My thoughts are mine.

My rants are mine.

My interpretations are mine.

Long may they remain so.

I am still too upset to listen to other people’s verbal rants; I can only focus on hearing my anguish anger mortification. This election is beyond my capacity to make positive assumptions about someone else’s mind and experiences. There is no pass into sympathy or understanding for people who would prefer that millions of us would shrivel, body and mind, and vanish from this country (earth?) to make it more pleasant for themselves. Those who voted for tboy are terrorists since their goal is to scare people with their insults, chants, messages, symbols, and acts of hate and intolerance. –

I must breathe and think, and act.

I’m still hopeful that each vote cast will count and Hillary will become president.

I’m not sure what to do.

It’s as though time stands still. How is it that the election was almost a month ago? How is it that I have learned of so many self-serving hypocrites intent on harming so many people in such a short amount of time from their lofty perches atop piles of our money? 

I’m unable to focus my contemplations on my singular life. There is no safety and comfort in keeping to myself—there is the maw of history that must be confronted and shut so we are not swallowed into yet another evil cycle of death by discrimination. Had we really thought that we finally transcended this historical cycle?

The day after the election a student wrote “Rape Won.”

Three weeks after the election and the rape she referred to—the rape of women’s bodies by a misogynist who has never suffered the consequences of his actions—has expanded to feel as if the world we are stepping into is one suffused with the violence of attack and invasion. Rape of body and soul and hope.

But it must not be so. We must resist and fight and light the paths around us. But what of the prevalence of date rape: of people we know attacking us, taking advantage of us, abusing us, violating all that we are. How do we get them to hear our cries if they were so easily tantalized by the slick poison of tboy?

How is it that people are talking about the economy?

How does that matter?

How does your wallet matter when people are carelessly, brazenly demeaned and treated with disdain, as if their bodies and minds are not worthy of concern and care?

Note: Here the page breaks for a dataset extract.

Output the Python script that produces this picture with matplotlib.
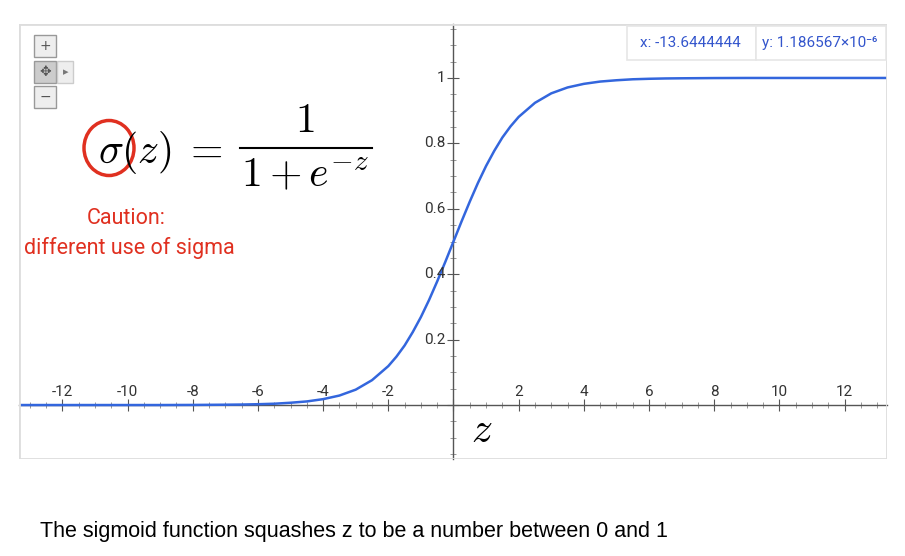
import matplotlib
matplotlib.use("Agg")
import matplotlib.pyplot as plt
from matplotlib.patches import Ellipse, Rectangle
from matplotlib.ticker import MultipleLocator, NullFormatter

plt.rcParams['mathtext.fontset'] = 'cm'

# Values
z_vals = [-13.5, -13, -12, -11, -10, -9, -8, -7, -6.5, -6, -5.5, -5, -4.5, -4, -3.5, -3, -2.5, -2,
          -1.75, -1.5, -1.25, -1, -0.75, -0.5, -0.25, 0, 0.25, 0.5, 0.75, 1, 1.25, 1.5, 1.75, 2,
          2.5, 3, 3.5, 4, 4.5, 5, 5.5, 6, 6.5, 7, 8, 9, 10, 11, 12, 13, 13.5]
s_vals = [0.0, 0.0, 0.0, 0.0, 0.0, 0.0, 0.0003, 0.001, 0.0015, 0.0025, 0.004, 0.007, 0.011, 0.018,
          0.029, 0.047, 0.076, 0.119, 0.148, 0.182, 0.223, 0.269, 0.321, 0.378, 0.438, 0.5, 0.562,
          0.622, 0.679, 0.731, 0.777, 0.818, 0.852, 0.881, 0.924, 0.953, 0.971, 0.982, 0.989, 0.993,
          0.996, 0.9975, 0.9985, 0.999, 0.9997, 1.0, 1.0, 1.0, 1.0, 1.0, 1.0]
x_ticks = [-12, -10, -8, -6, -4, -2, 2, 4, 6, 8, 10, 12]
y_ticks = [0.2, 0.4, 0.6, 0.8, 1.0]
y_tick_labels = ['0.2', '0.4', '0.6', '0.8', '1']

W, H = 905, 556
fig = plt.figure(figsize=(W/100, H/100), dpi=100)
ax = fig.add_axes([19/W, (H-459)/H, 868/W, 435/H])
ax.set_xlim(-13.33, 13.3)
ax.set_ylim(-0.165, 1.165)

curve_color = '#3366dd'
ax.plot(z_vals, s_vals, color=curve_color, lw=1.8, zorder=3, clip_on=True)

for s in ['top', 'right']:
    ax.spines[s].set_visible(False)
ax.spines['left'].set_position(('data', 0))
ax.spines['bottom'].set_position(('data', 0))
for s in ['left', 'bottom']:
    ax.spines[s].set_color('#555555')
    ax.spines[s].set_linewidth(1)
ax.xaxis.set_major_locator(MultipleLocator(2))
ax.xaxis.set_minor_locator(MultipleLocator(0.5))
ax.yaxis.set_major_locator(MultipleLocator(0.2))
ax.yaxis.set_minor_locator(MultipleLocator(0.05))
ax.xaxis.set_major_formatter(NullFormatter())
ax.yaxis.set_major_formatter(NullFormatter())
ax.tick_params(which='major', direction='inout', length=9, color='#555555')
ax.tick_params(which='minor', direction='inout', length=5, color='#888888')

for t in x_ticks:
    ax.text(t, 0.018, str(t), ha='center', va='bottom', fontsize=11, color='#333333', family='Roboto')
for t, l in zip(y_ticks, y_tick_labels):
    ax.text(-0.25, t, l, ha='right', va='center', fontsize=11, color='#333333', family='Roboto')

# panel border
ax.add_patch(Rectangle((0, 0), 1, 1, transform=ax.transAxes, fill=False, ec='#dddddd', lw=2, zorder=5))

def fx(px): return px / W
def fy(py): return 1 - py / H

fig.text(fx(98), fy(152), r'$\sigma(z)\;=$', fontsize=30, va='center', ha='left')
fig.text(fx(305), fy(120), r'$1$', fontsize=30, va='center', ha='center')
fig.add_artist(plt.Line2D([fx(240), fx(372)], [fy(148), fy(148)], color='black', lw=1.5))
fig.text(fx(305), fy(174), r'$1+e^{-z}$', fontsize=30, va='center', ha='center')
fig.add_artist(Ellipse((fx(109), fy(148)), 50/W, 55/H, transform=fig.transFigure,
                       fill=False, ec='#e03020', lw=2.5))
fig.text(fx(126), fy(218), 'Caution:', color='#e03020', fontsize=15.5, ha='center', va='center', family='Roboto')
fig.text(fx(129), fy(248), 'different use of sigma', color='#e03020', fontsize=15.5, ha='center', va='center', family='Roboto')

fig.text(fx(482), fy(430), r'$z$', fontsize=30, ha='center', va='center')

# zoom control
for (yy, sym) in [(46, '+'), (72, '✥'), (97, '−')]:
    fig.add_artist(Rectangle((fx(34), fy(yy + 11)), 22/W, 22/H, transform=fig.transFigure,
                             fc='#eeeeee' if sym != '✥' else '#cccccc', ec='#999999', lw=1))
    fig.text(fx(45), fy(yy), sym, fontsize=10, ha='center', va='center', color='#555555', family='DejaVu Sans')
fig.add_artist(Rectangle((fx(57), fy(83)), 16/W, 22/H, transform=fig.transFigure,
                         fc='#eeeeee', ec='#cccccc', lw=1))
fig.text(fx(66), fy(72), '▸', fontsize=8, ha='center', va='center', color='#777777', family='DejaVu Sans')

# coordinate readout
fig.add_artist(Rectangle((fx(627), fy(60)), 129/W, 34/H, transform=fig.transFigure,
                         fc='white', ec='#e6e6e6', lw=1.2))
fig.add_artist(Rectangle((fx(756), fy(60)), 130/W, 34/H, transform=fig.transFigure,
                         fc='white', ec='#e6e6e6', lw=1.2))
fig.text(fx(690), fy(43), 'x: -13.6444444', color='#3355cc', fontsize=11, ha='center', va='center', family='Roboto')
fig.text(fx(820), fy(43), 'y: 1.186567×10⁻⁶', color='#3355cc', fontsize=11, ha='center', va='center', family=['Roboto', 'DejaVu Sans'])

fig.text(fx(40), fy(532), 'The sigmoid function squashes z to be a number between 0 and 1',
         fontsize=15.5, ha='left', va='center', family='Liberation Sans')

fig.savefig('out.png', dpi=100)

When we learn of the reasons for World War II, we can understand the economic pressures, but not when we learn of the Holocaust. There is no explaining the ravages of ancestral hate.

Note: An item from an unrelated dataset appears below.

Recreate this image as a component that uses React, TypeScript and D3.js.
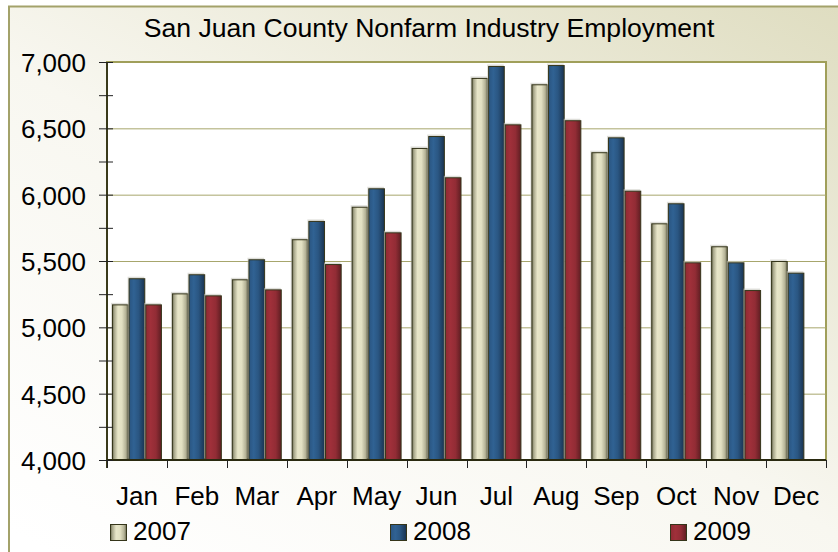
import React, { useEffect, useRef } from 'react';
import * as d3 from 'd3';

const months = ['Jan', 'Feb', 'Mar', 'Apr', 'May', 'Jun', 'Jul', 'Aug', 'Sep', 'Oct', 'Nov', 'Dec'];
const years = ['2007', '2008', '2009'];

const values2007 = [5173, 5256, 5362, 5664, 5909, 6352, 6880, 6832, 6320, 5784, 5611, 5500];
const values2008 = [5370, 5400, 5513, 5802, 6048, 6442, 6970, 6977, 6432, 5935, 5490, 5412];
const values2009: (number | null)[] = [5173, 5241, 5286, 5477, 5716, 6131, 6530, 6561, 6030, 5490, 5281, null];

const yTicks = [4000, 4500, 5000, 5500, 6000, 6500, 7000];
const yMinorTicks = [4250, 4750, 5250, 5750, 6250, 6750];

const titleText = 'San Juan County Nonfarm Industry Employment';

const App: React.FC = () => {
  const svgRef = useRef<SVGSVGElement>(null);

  useEffect(() => {
    if (!svgRef.current) return;
    const svg = d3.select(svgRef.current);
    svg.selectAll('*').remove();

    const font = '"Liberation Sans", Arial, sans-serif';
    const left = 107, right = 826, top = 62, bottom = 460;

    const defs = svg.append('defs');

    const bg = defs.append('linearGradient').attr('id', 'bg')
      .attr('x1', '0.15').attr('y1', '1').attr('x2', '1').attr('y2', '0');
    bg.append('stop').attr('offset', '0').attr('stop-color', '#ffffff');
    bg.append('stop').attr('offset', '0.45').attr('stop-color', '#f8f7f0');
    bg.append('stop').attr('offset', '1').attr('stop-color', '#dddbbd');

    const barGrad = (id: string, stops: [number, string][]) => {
      const g = defs.append('linearGradient').attr('id', id)
        .attr('x1', '0').attr('y1', '0').attr('x2', '1').attr('y2', '0');
      stops.forEach(([o, c]) => g.append('stop').attr('offset', o).attr('stop-color', c));
    };
    barGrad('g2007', [[0, '#6f6f55'], [0.12, '#a9a88c'], [0.35, '#e8e6c9'], [0.6, '#e2e0c2'], [0.85, '#b5b397'], [1, '#6a6a50']]);
    barGrad('g2008', [[0, '#2a5581'], [0.3, '#306293'], [0.6, '#2a5682'], [1, '#1a3350']]);
    barGrad('g2009', [[0, '#8e2a33'], [0.3, '#a0303a'], [0.65, '#922c35'], [1, '#5e1e22']]);

    // outer chart area
    svg.append('rect')
      .attr('x', 9).attr('y', 6.5).attr('width', 900).attr('height', 600)
      .attr('fill', 'url(#bg)').attr('stroke', '#a3a26a').attr('stroke-width', 2);

    // plot area
    svg.append('rect')
      .attr('x', left).attr('y', top).attr('width', right - left).attr('height', bottom - top)
      .attr('fill', '#ffffff').attr('stroke', '#a09f5a').attr('stroke-width', 2);

    svg.append('text')
      .attr('x', 429).attr('y', 37)
      .attr('text-anchor', 'middle')
      .attr('font-family', font).attr('font-size', 26.6).attr('fill', '#000')
      .text(titleText);

    const y = d3.scaleLinear().domain([4000, 7000]).range([bottom, top]);
    const x0 = d3.scaleBand<string>().domain(months).range([left, right])
      .paddingInner(1 / 6).paddingOuter(1 / 12);
    const x1 = d3.scaleBand<string>().domain(years).range([0, x0.bandwidth()]);

    // gridlines
    svg.append('g').selectAll('line').data(yTicks.slice(1, -1)).join('line')
      .attr('x1', left).attr('x2', right)
      .attr('y1', d => y(d) + 0.5).attr('y2', d => y(d) + 0.5)
      .attr('stroke', '#a7a66c').attr('stroke-width', 1);

    // bars
    const series: [string, (number | null)[]][] = [
      ['2007', values2007], ['2008', values2008], ['2009', values2009],
    ];
    const bars = svg.append('g');
    series.forEach(([yr, vals]) => {
      months.forEach((m, i) => {
        const v = vals[i];
        if (v == null) return;
        const bx = (x0(m) as number) + (x1(yr) as number);
        const bw = x1.bandwidth();
        bars.append('rect')
          .attr('x', bx - 1).attr('y', y(v) - 1.5)
          .attr('width', bw).attr('height', bottom - y(v))
          .attr('fill', '#c8c8c0').attr('opacity', 0.6);
        bars.append('rect')
          .attr('x', bx + 0.5).attr('y', y(v) + 0.5)
          .attr('width', bw - 1).attr('height', bottom - y(v) - 0.5)
          .attr('fill', `url(#g${yr})`)
          .attr('stroke', '#35351a').attr('stroke-width', 1);
      });
    });

    // axes
    svg.append('line')
      .attr('x1', left).attr('x2', left).attr('y1', top).attr('y2', bottom + 8)
      .attr('stroke', '#3a3a1a').attr('stroke-width', 2);
    svg.append('line')
      .attr('x1', left).attr('x2', right).attr('y1', bottom).attr('y2', bottom)
      .attr('stroke', '#2a2a10').attr('stroke-width', 2);

    svg.append('g').selectAll('line').data([...yTicks, ...yMinorTicks]).join('line')
      .attr('x1', 99).attr('x2', 113)
      .attr('y1', d => y(d) + 0.5).attr('y2', d => y(d) + 0.5)
      .attr('stroke', '#222').attr('stroke-width', 1);

    const boundaries = months.map(m => (x0(m) as number) - x0.step() * x0.paddingOuter());
    boundaries.push(right);
    svg.append('g').selectAll('line').data(boundaries).join('line')
      .attr('x1', d => Math.round(d) + 0.5).attr('x2', d => Math.round(d) + 0.5)
      .attr('y1', bottom).attr('y2', bottom + 8)
      .attr('stroke', '#222').attr('stroke-width', 1);

    svg.append('g').selectAll('text').data(yTicks).join('text')
      .attr('x', 86).attr('y', d => y(d) + 10)
      .attr('text-anchor', 'end')
      .attr('font-family', font).attr('font-size', 26).attr('fill', '#000')
      .text(d => d3.format(',')(d));

    svg.append('g').selectAll('text').data(months).join('text')
      .attr('x', d => (x0(d) as number) + x0.bandwidth() / 2)
      .attr('y', 505)
      .attr('text-anchor', 'middle')
      .attr('font-family', font).attr('font-size', 26).attr('fill', '#000')
      .text(d => d);

    // legend
    const legendX = [110, 390, 670];
    years.forEach((yr, i) => {
      svg.append('rect')
        .attr('x', legendX[i] + 0.5).attr('y', 524.5).attr('width', 16).attr('height', 16)
        .attr('fill', `url(#g${yr})`).attr('stroke', '#35351a').attr('stroke-width', 1);
      svg.append('text')
        .attr('x', legendX[i] + 23).attr('y', 540)
        .attr('font-family', font).attr('font-size', 26).attr('fill', '#000')
        .text(yr);
    });
  }, []);

  return (
    <svg ref={svgRef} width={838} height={552}
      style={{ position: 'absolute', left: 0, top: 0, display: 'block' }} />
  );
};

export default App;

When people try to understand terrorism they like to point out the paucity of hope and means that shapes people. But enough studies have been done to show that to be a lie. Perhaps there is always this battle of good and evil because the scales of fear (of losing what one has/is/perceives) are easier to tilt than it is to uphold the weight of compassion. Yet that is where action needs to take place—not against those intent on holding our heads under water, but to support those dog paddling alongside us in the same pool of bile.

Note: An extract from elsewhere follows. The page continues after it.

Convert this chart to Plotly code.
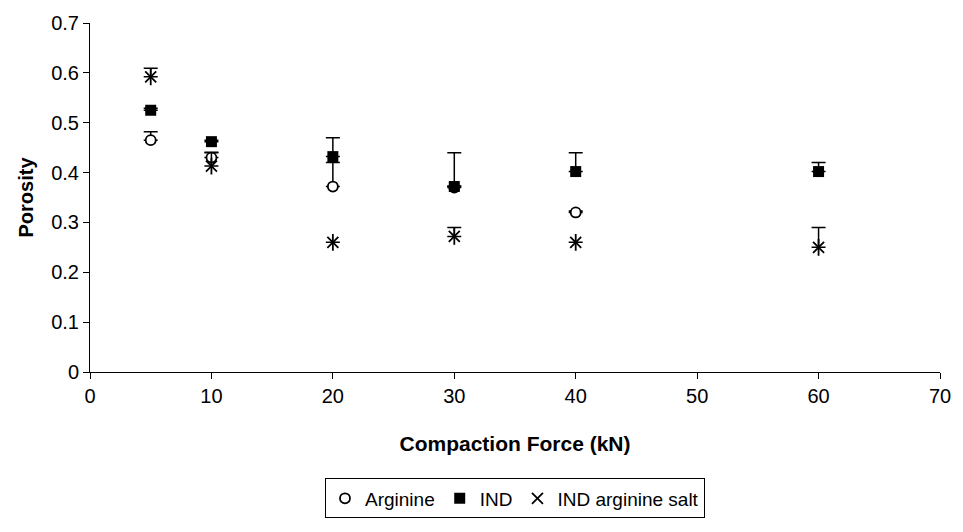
import plotly.graph_objects as go

force = [5, 10, 20, 30, 40, 60]
arginine = [0.465, 0.43, 0.372, 0.37, 0.32, None]
arginine_err = [0.017, 0.01, 0.048, 0.003, 0.003, None]
ind = [0.525, 0.462, 0.432, 0.372, 0.402, 0.402]
ind_err = [0.004, 0.003, 0.038, 0.068, 0.038, 0.018]
salt = [0.592, 0.413, 0.26, 0.272, 0.26, 0.25]
salt_err = [0.017, 0.028, 0.0, 0.018, 0.0, 0.04]

zeros = [0] * len(force)

def eb(vals):
    return dict(type="data", array=vals, arrayminus=zeros, symmetric=False,
                color="black", thickness=1.5, width=7, visible=True)

fig = go.Figure()
fig.add_trace(go.Scatter(
    x=force, y=arginine, mode="markers", name="Arginine",
    marker=dict(symbol="circle", size=10, color="white", line=dict(width=1.8, color="black")),
    error_y=eb(arginine_err)))
fig.add_trace(go.Scatter(
    x=force, y=ind, mode="markers", name="IND",
    marker=dict(symbol="square", size=11, color="black", line=dict(width=0)),
    error_y=eb(ind_err)))
fig.add_trace(go.Scatter(
    x=force, y=salt, mode="markers", name="IND arginine salt", legendgroup="salt",
    marker=dict(symbol="x-thin-open", size=11, color="black", line=dict(width=1.8, color="black")),
    error_y=eb(salt_err)))
fig.add_trace(go.Scatter(
    x=force, y=salt, mode="markers", name="IND arginine salt", legendgroup="salt", showlegend=False,
    marker=dict(symbol="line-ns-open", size=12, color="black", line=dict(width=1.8, color="black"))))

fig.update_layout(
    width=963, height=532,
    margin=dict(l=90, r=16, t=20, b=160),
    paper_bgcolor="white", plot_bgcolor="white",
    font=dict(family="Liberation Sans, Arial, sans-serif", size=20, color="black"),
    showlegend=True,
    legend=dict(orientation="h", x=0.5, xanchor="center", y=-0.305, yanchor="top",
                bordercolor="black", borderwidth=1, font=dict(size=19),
                itemwidth=30, tracegroupgap=0),
    xaxis=dict(range=[0, 70], tickvals=[0, 10, 20, 30, 40, 50, 60, 70], showgrid=False, zeroline=False,
               showline=True, linecolor="black", linewidth=1, ticks="outside", ticklen=6,
               tickcolor="black", tickfont=dict(size=20),
               title=dict(text="<b>Compaction Force (kN)</b>", font=dict(size=21), standoff=30)),
    yaxis=dict(range=[0, 0.7], tickvals=[0, 0.1, 0.2, 0.3, 0.4, 0.5, 0.6, 0.7],
               ticktext=["0", "0.1", "0.2", "0.3", "0.4", "0.5", "0.6", "0.7"],
               showgrid=False, zeroline=False,
               showline=True, linecolor="black", linewidth=1, ticks="outside", ticklen=6,
               tickcolor="black", tickfont=dict(size=20),
               title=dict(text="<b>Porosity</b>", font=dict(size=20), standoff=12)),
)

fig.write_html("out.html")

It is a fight for, by going against.

I will wear my Jewish star (which in Hebrew means David’s shield) to show that I will not censor myself nor will I be intimidated so easily. I will also wear my safety pin (which I got from a bowl on a stone fence—inviting people to take so that they can announce themselves as safe spaces), and my Statue of Liberty pin (which I received at a synagogue, to indicate my welcome to immigrants, as our ancestors had once been immigrants). But I will probably forget to move them from on jacket to another. I know, though, that a pin is metal; it is not my heart. What I need to do is look into people’s eyes, and nod, and say hello. This is time to find and give comfort in reaching out to others who fear for their present and future, and not just retreat inward.

Now is the time to say lalalalalalalala over hate and the haters, and to say hello to those who may be fearful or anxious—again, still, or for the first time. A step. An action. No sign-up or donation required (but those too). It seems like a start. It should have been a continuation, but aren’t we always learning. Connection is the antidote to derision.